Рассказ лесничей о допросе изобиловал невероятно грубыми, оскорбляющими женщину подробностями. Вот персонаж, по которому можно судить, кто в ту пору мог стать следователем в главной тюрьме НКВД. Безусловно, не все были такими. Попадались среди них и утонченные. Но, к сожалению, результат «следствия» от этого ничуть не менялся. Мягко стелили, но жестко было спать.

После того как лесничая упомянула Н. И., взоры моих сокамерниц были обращены на меня. И хотя Н. И. уже не было в живых, рассказ Землянички стоил мне бессонных ночей. Кто знает, пугал ли следователь несчастную женщину или за его словами об особой камере стояло то, что произошло на самом деле. Последнего не исключаю. Скорее, склонна думать, что именно так оно и было. И глупый следователь раскрыл тайну, которая так тщательно скрывалась.

Все познается в сравнении. Казалось бы, при сложившихся обстоятельствах роптать было не на что: и люди, и книги, и койка с бельем, и кормили значительно лучше, чем в лагере, и подвалы позади.

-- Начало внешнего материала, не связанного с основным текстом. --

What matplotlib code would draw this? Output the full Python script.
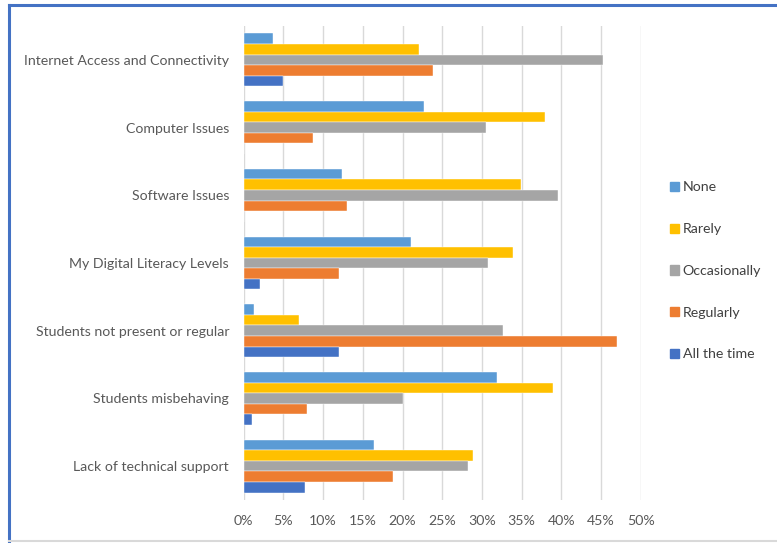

Но душу точно червь точил.

Ежедневно я была в напряженном ожидании вызова к следователю. Часто двери камеры отпирали и дежурный надзиратель вызывал: «Кто на “мы”?», «Кто на “сы”?»… Мною же не интересовались. Лишь один раз, через несколько дней после свидания с Берией, в первых числах января 1939 года, я была вызвана к следователю, и он преподнес мне новогодний подарок:

— Подпишите протокол допроса, — сказал он. Я была крайне удивлена, ибо ни в Новосибирске, ни при разговоре с Берией протоколов «допросов» не вели. Но еще больше я была поражена, когда следователь подвинул ко мне чистый лист бумаги.

— Я пустые листы не подписываю, — заявила я с возмущением.

Тогда он перевернул бумагу, и я увидела отпечатанный на машинке протокол моего допроса — вопросы следователя и ответы за меня:

Вопрос: Состояли ли вы в контрреволюционной организации молодежи?

Ответ: Не состояла.

Вопрос: Занимались ли вы контрреволюционной деятельностью?

Ответ: Не занималась.

Вопрос: Занимались ли вы контрреволюционной агитацией?

Ответ: Не занималась.

И так далее, всего не помню. Несомненно, «протокол» был продиктован сверху, и я его подписала.

— Возможно, скоро Москву увидите, — сказал, улыбаясь, следователь, решивший, что только в целях освобождения мне было предложено подписать такой документ. — Соскучились по Москве?

Я в недоумении пожала плечами. Меня охватило чувство величайшей тревоги и страха. Попасть на ту волю, да еще прокаженной… Лучше здесь равной среди равных. Ведь даже в лагере и тюрьмах находились такие, кто старался держаться от меня подальше, хотя их было немного. Однако опасения мои оказались напрасными, протокол этот ни к каким результатам не привел. И остался для меня загадочным.